What is disaster recovery testing?▼

Disaster recovery testing is the practice of rehearsing your recovery plan under controlled conditions to confirm it works before a real incident. You validate that backups restore cleanly, that systems come back within your target recovery time, and that data loss stays within an acceptable window. A plan describes intent; the test proves the outcome.

How often should you run a disaster recovery test?▼

A sensible baseline for an SMB is automated restore checks monthly, a critical-system restore test quarterly, and a full failover test plus a tabletop exercise at least annually.

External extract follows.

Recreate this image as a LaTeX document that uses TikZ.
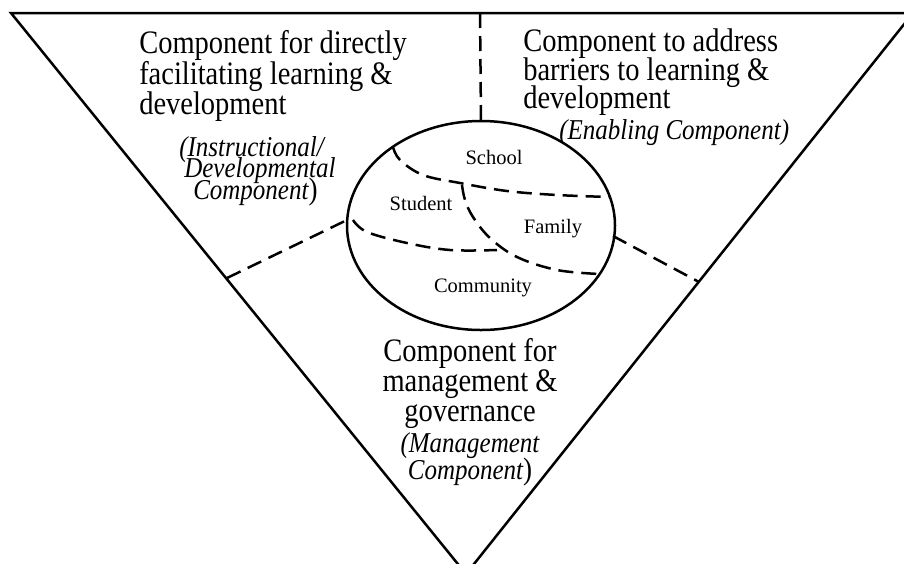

Retest whenever you make a significant change, such as migrating a server or swapping backup tooling, because recovery plans break most often right after a change.

What are the main types of disaster recovery testing?▼

The main methods, from lowest to highest effort, are: tabletop exercises (a discussion-based walkthrough of the plan), restore and recovery testing (restoring data into an isolated environment), disaster recovery failover testing (cutting a live workload over to a secondary or cloud environment and back), and full simulation (an unannounced end-to-end drill). Most businesses rotate through several of these across the year.

What happens if you don't test your disaster recovery plan?▼

You discover the plan's flaws during a real crisis, the worst possible time. Common surprises include backups that silently skipped a critical system, restores that take far longer than assumed, runbooks that name departed staff, and backups that attackers managed to encrypt. An untested plan also weakens your position on cyber insurance and against Essential Eight expectations, since both increasingly require tested restoration, not just backups.

What are good reasons to do yearly disaster recovery testing?▼

An annual full test catches the gaps that pile up over a year of changes: new applications, migrated servers, staff turnover and shifting threats. It confirms your end-to-end recovery still meets your RTO and RPO, satisfies Essential Eight and cyber insurance expectations around tested restoration, and gives leadership documented, recent proof that the business can recover. Treat it as the realistic minimum, with more frequent targeted testing layered on top.